You recorded the album live, yet you say things are different in concert. How are the songs different? Do they expand and explore new territory with them?
We have songs that don’t venture off, and we have songs that are the same when we play them. I play different drum fills every night. I try to maintain the same structure, but I try to further the songs, and I think every one of us are all trying different things. We have songs where we give ourselves a lot of space to try different things.
On the album all the songs bleed into each other; one continuous theme, in essence. It reminds me of Pink Floyd’s Dark Side of the Moon, or something conceptual by Camel. Was that a intention, a conceptual idea, or did it just fit better that way?

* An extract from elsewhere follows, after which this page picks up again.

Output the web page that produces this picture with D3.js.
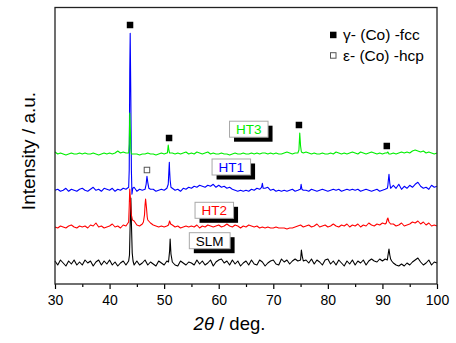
<!DOCTYPE html>
<html><head><meta charset="utf-8">
<script src="https://cdn.jsdelivr.net/npm/d3@7"></script>
<style>body{margin:0;background:#fff}svg{display:block;font-family:"Liberation Sans",Arial,sans-serif}</style>
</head><body>
<script>
// 2-theta grid (deg), 0.5 deg step, 30..100
const theta = d3.range(0, 141).map(i => 30 + i * 0.5);

// Baseline intensity (a.u.) read on the grid, one row = 5 deg
const slmBase = [
  2,-2,3,0,-3,2,-1,3,-2,1,  -2,3,0,2,-3,1,3,-2,2,-1,  3,-2,1,-3,0,2,-2,3,40,-2,
  2,-2,0,3,-2,1,-1,-3,2,0,  -2,2,12,1,-2,-3,2,0,-2,1,  0,-2,3,-1,2,-2,0,3,-3,1,
  3,4,0,2,-2,3,-1,2,-3,0,  2,-2,3,-1,-2,3,1,-3,0,2,  3,-1,-2,4,1,3,-1,2,4,2,
  3,2,3,0,4,-1,3,1,-2,3,  4,-1,2,-2,3,0,-3,2,-1,3,  -2,2,0,3,-2,2,4,2,1,4,
  2,4,7,4,0,-2,-3,-1,-3,0,  -2,1,3,5,1,-2,0,3,-2,1,  0];
const ht2Base = [
  0,-1,1,0,-1,1,2,0,-1,1,  0,1,-1,2,1,4,0,1,-1,0,  1,3,0,1,-1,2,1,5,12,6,
  2,1,3,22,7,4,2,1,0,1,  0,1,6,2,0,1,-1,0,1,0,  1,0,2,-1,1,0,2,1,0,1,
  2,0,1,3,1,0,2,1,-1,1,  0,2,1,0,1,-1,0,-1,0,-1,  -1,0,-1,-1,-1,-2,-1,-1,0,1,
  2,0,1,2,0,1,3,0,1,2,  0,1,3,1,0,2,1,3,0,2,  1,3,0,2,1,4,2,1,3,2,
  4,3,9,3,3,1,2,4,1,2,  3,5,4,6,3,5,2,4,1,2,  1];
const ht1Base = [
  0,1,-1,0,2,-1,1,0,-1,1,  2,0,-1,1,3,0,1,-1,2,1,  0,2,-1,1,0,2,1,3,20,3,
  -1,1,0,1,8,1,1,-1,0,1,  0,2,20,2,0,1,-1,2,1,3,  2,4,3,5,4,3,5,4,6,3,
  5,3,4,2,3,1,0,-1,0,-1,  0,-1,1,0,2,1,7,2,3,0,  1,-1,0,-1,0,-1,0,1,-1,0,
  2,0,0,-1,1,0,-1,0,1,0,  -1,0,1,0,1,-1,0,1,0,1,  0,1,-1,0,1,0,-1,0,1,-1,
  0,1,5,2,5,2,6,1,4,2,  5,3,6,8,4,2,3,1,5,3,  4];
const ht3Base = [
  2,0,1,0,-1,0,1,0,0,1,  0,1,0,0,1,0,-1,0,1,0,  1,0,1,3,1,2,1,1,0,0,
  0,-1,0,0,1,0,0,-1,0,1,  0,1,1,1,0,1,0,1,2,0,  1,0,2,1,0,1,2,0,1,0,
  0,1,0,0,-1,0,1,0,0,1,  0,0,1,0,1,0,1,1,0,1,  0,1,0,0,1,2,1,0,1,1,
  8,1,2,1,0,1,0,0,1,0,  0,1,0,2,1,0,1,0,1,2,  1,0,2,1,0,1,2,1,0,1,
  0,1,0,0,1,0,1,2,1,2,  1,3,4,3,2,3,1,2,1,0,  1];

// Peak points [2theta, intensity]
const slmPeaks = [[43.5,2],[43.65,8],[43.8,45],[43.9,65],[44.0,40],[44.15,10],[44.3,2],
  [50.8,1],[51.0,12],[51.1,24],[51.25,9],[51.5,1],[75.0,3],[75.15,13],[75.3,7],[75.5,2],
  [90.9,3],[91.0,7],[91.2,14],[91.35,8],[91.5,4],[91.7,2],[92.0,0]];
const ht2Peaks = [[43.5,5],[43.6,20],[43.7,38],[43.8,30],[43.9,18],[44.0,12],[44.2,7],
  [46.2,5],[46.4,12],[46.5,22],[46.6,28],[46.75,20],[46.9,10],[47.0,7],
  [50.8,2],[51.0,6],[51.2,3],[90.7,4],[90.9,8],[91.0,9],[91.2,5],[91.5,3]];
const ht1Peaks = [[43.5,3],[43.6,20],[43.7,120],[43.78,157],[43.9,90],[44.0,20],[44.1,-4],[44.25,2],
  [46.5,1],[46.7,6],[46.85,14],[47.0,8],[47.2,2],[50.75,6],[50.95,28],[51.0,20],[51.1,10],[51.25,3],
  [67.85,3],[68.0,7],[68.15,2],[74.95,1],[75.1,6],[75.25,1],
  [90.9,2],[91.05,8],[91.2,16],[91.35,7],[91.5,2]];
const ht3Peaks = [[43.5,1],[43.6,10],[43.7,41],[43.8,25],[43.9,5],[44.0,0],
  [50.6,1],[50.75,9],[50.9,3],[51.0,1],[74.5,1],[74.7,4],[74.85,21],[75.0,8],[75.15,2],[75.5,1],
  [90.8,1],[91.0,2],[91.2,0]];

const seriesNames = ["SLM", "HT2", "HT1", "HT3"];
const seriesOffsets = [21, 57, 93.7, 130];
const seriesColors = ["#000000", "#ff0000", "#0000ff", "#00ee00"];
// label anchors [2theta, intensity]
const labelPos = [[58.35,43.3],[59.19,73.7],[62.31,117],[65.51,154.8]];

const fccMarks = [[43.75,259],[50.9,146],[74.7,159],[90.8,138]];
const hcpMarks = [[46.85,114]];
const legendItems = ["γ- (Co) -fcc", "ε- (Co) -hcp"];
const xTicks = [30,40,50,60,70,80,90,100];
const xMinor = [35,45,55,65,75,85,95];

const W = 456, H = 343;
const L = 55, R = 437, T = 7.5, B = 284;
const x = d3.scaleLinear().domain([30,100]).range([L,R]);
const y = d3.scaleLinear().domain([0,276.5]).range([B,T]);

const svg = d3.select("body").append("svg").attr("width",W).attr("height",H);

function merge(base, peaks){
  const m = new Map(theta.map((t,i)=>[t.toFixed(2),[t,base[i]]]));
  peaks.forEach(p=>m.set(p[0].toFixed(2),p));
  return Array.from(m.values()).sort((a,b)=>a[0]-b[0]);
}
const bases = [slmBase, ht2Base, ht1Base, ht3Base];
const peaks = [slmPeaks, ht2Peaks, ht1Peaks, ht3Peaks];

const g = svg.append("g");
bases.forEach((b,i)=>{
  const pts = merge(b, peaks[i]);
  const line = d3.line().x(d=>x(d[0])).y(d=>y(d[1]+seriesOffsets[i]));
  g.append("path").datum(pts).attr("d",line).attr("fill","none")
    .attr("stroke",seriesColors[i]).attr("stroke-width",1.1).attr("stroke-linejoin","round");
});

// phase markers
const ms = 6.5;
svg.selectAll(".fcc").data(fccMarks).join("rect")
  .attr("x",d=>x(d[0])-ms/2).attr("y",d=>y(d[1])-ms/2).attr("width",ms).attr("height",ms).attr("fill","#000");
svg.selectAll(".hcp").data(hcpMarks).join("rect")
  .attr("x",d=>x(d[0])-ms/2+0.5).attr("y",d=>y(d[1])-ms/2+0.5).attr("width",ms-1).attr("height",ms-1)
  .attr("fill","#fff").attr("stroke","#555").attr("stroke-width",1);

// sample labels
seriesNames.forEach((n,i)=>{
  const cx = x(labelPos[i][0]), cy = y(labelPos[i][1]);
  const lg = svg.append("g");
  const t = lg.append("text").attr("x",cx).attr("y",cy+4.8).attr("text-anchor","middle")
    .attr("font-size",13.5).attr("fill",seriesColors[i]).text(n);
  const bw = t.node().getComputedTextLength()+13, bh = 16;
  lg.insert("rect","text").attr("x",cx-bw/2+4.5).attr("y",cy-bh/2+4.5).attr("width",bw).attr("height",bh).attr("fill","#000");
  lg.insert("rect","text").attr("x",cx-bw/2).attr("y",cy-bh/2).attr("width",bw).attr("height",bh)
    .attr("fill","#fff").attr("stroke","#a8a8a8").attr("stroke-width",1);
});

// legend
legendItems.forEach((s,i)=>{
  const ly = 35 + i*20.5;
  if(i===0) svg.append("rect").attr("x",330).attr("y",ly-3.3).attr("width",6.5).attr("height",6.5).attr("fill","#000");
  else svg.append("rect").attr("x",330.5).attr("y",ly-2.8).attr("width",5.5).attr("height",5.5).attr("fill","#fff").attr("stroke","#555");
  svg.append("text").attr("x",343).attr("y",ly+5.4).attr("font-size",15.5).attr("fill","#000").text(s);
});

// axes
const ax = svg.append("g").attr("transform",`translate(0,${B})`)
  .call(d3.axisBottom(x).tickValues(xTicks).tickSize(5).tickPadding(6.5).tickFormat(d3.format("d")));
ax.select(".domain").remove();
ax.selectAll("line").attr("stroke","#000").attr("stroke-width",1.2);
ax.selectAll("text").attr("font-size",14).attr("fill","#000").attr("font-family","Liberation Sans, Arial, sans-serif");
const axm = svg.append("g").attr("transform",`translate(0,${B})`)
  .call(d3.axisBottom(x).tickValues(xMinor).tickSize(3).tickFormat(""));
axm.select(".domain").remove();
axm.selectAll("line").attr("stroke","#000").attr("stroke-width",1.2);

svg.append("rect").attr("x",L).attr("y",T).attr("width",R-L).attr("height",B-T)
  .attr("fill","none").attr("stroke","#222").attr("stroke-width",1.3);

// titles
const xt = svg.append("text").attr("x",229.5).attr("y",330).attr("text-anchor","middle").attr("font-size",18.5).attr("fill","#000");
xt.append("tspan").attr("font-style","italic").text("2θ");
xt.append("tspan").text(" / deg.");
svg.append("text").attr("transform","translate(35,151) rotate(-90)").attr("text-anchor","middle")
  .attr("font-size",19).attr("fill","#000").text("Intensity / a.u.");
</script>
</body></html>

This album was meant to be listened to as a whole piece. We always had the idea that it was going to be something you’d listen to in order and it would have a story behind it. When we were recording them it was obvious everything was going to flow together. It wasn’t an act of direct inspiration from listening to other people’s records, it just happened.
Remaining consistent with your earlier work, the heavier, psychedelic aspects are strong, yet it seems the bluesier side of the band is fading. Are you moving away from that?
We’re not moving away from anything or toward anything. This time around this is what it sounded like. We didn’t plan it.
So you just have a great telepathic connection and the music just comes out?
Yeah, that’s how it is. We all had ideas on this kind of music before we even knew each other. There’s definitely something there at the beginning, but we’re fine tuning it. It just translates for an easier and easier process of writing songs together.
I wouldn’t say All The Witches is getting lots of hype, but certainly numerous positive reviews and accolades…
I think that’s cool, and it’s certainly an affirmation that we’re doing something right. We always have known what we have and what we’re doing and I’m not surprised people like the music. We have pretty clear intentions and we’re doing it for the right reasons. I’m not surprised it’s working out. But it’s cool to know that it’s significant for people because it’s significant for us.